Boulder/ South Boulder Creek
From mile marker 34 in Boulder Canyon, and follow Boulder Creek east to the meeting point of Boulder and South Boulder Creeks. These stretches of water — more than 60 miles worth, including all of South Boulder Creek by Eldorado Canyon — are known for getting beginners on trout. And it's right in your backyard. Hit it between classes or after work. Either way, it's a great place to learn.
The section running through downtown is chock full of trout piled on top of each other in the small pockets of water open in the ice. The deeper the pocket is, the better, just get that line down there for them to see.
South Boulder Creek, the tailwater out of the Gross Reservoir, is a great place to start a day-long trip. The smaller fish abundant in this stream make a buffet line for bigger fish, and bigger fish means bigger smiles.
Flies: For both bodies of water, the all-purpose Woolly Bugger in black, brown or olive color is an easy and effective choice.
Technique: "Stripping," which is casting at an 11 o'clock angle and quickly pulling in the line by short bursts to replicate a hurt minnow swimming upstream.
Big Thompson River
Starting in the headwaters of Forest Canyon at the Rocky Mountain National Park, the river runs eastward into Estes Park until it hits Olympus Dam. From there, the tailwater heading through Big Thompson Canyon is warmer because it flows from the bottom of the reservoir, which is good for fishing because the trout will be more active in warmer areas.
Deeper pools of water can be incredible winter holding areas for trout on the river — a concern since the fall flooding. The masses of fish still thriving are responding well to midges and nymphs.
Technique and flies: "Nymphing" and using a double rig with two flies at the end of your line is a great way to increase your chances of a hit. Don't false cast. Roll your line outward with a "pull the train whistle" motion as you cast to your 10 o'clock position.
Tip: Grab a strike indicator from your local fly shop. These are usually brightly colored and are highly visible on your line while nymphing.
South Fork of South Platte River
Start at the tailwaters below Cheeseman Dam. The Rainbow and Brown trout will bite all the way through winter as you head down stream into Cheeseman Canyon. This catch-and-release only water means there are more than enough trout to net for anyone visiting.

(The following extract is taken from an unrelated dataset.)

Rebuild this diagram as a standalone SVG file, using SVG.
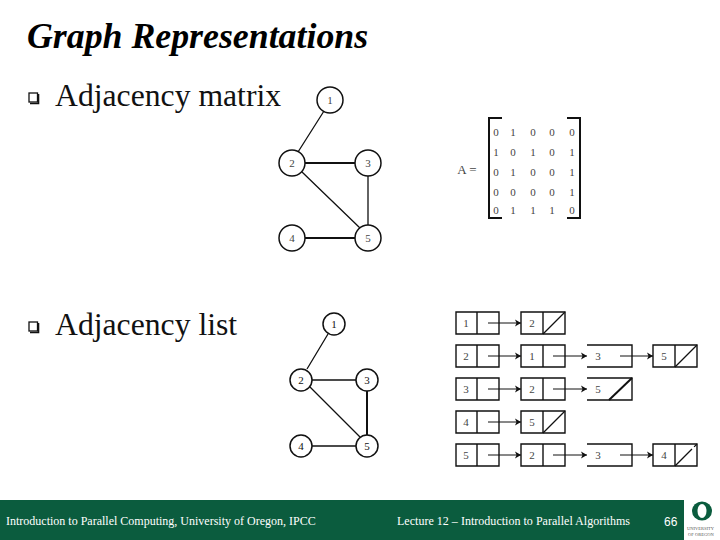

The clear water will make it easy to spot fish feeding on bugs from the surface of the water. Keep low along the edge of the stream help to keep fish from getting spooked by your presence.
Flies: On cloudy or grey winter days, the big rainbows in the water swallow up dry flies like the Blue Wing Olive (BWO) constantly during the afternoons.
Technique: "Spotting," or seeing the fish in the water is key to getting a dry fly in the right position for a slow drift.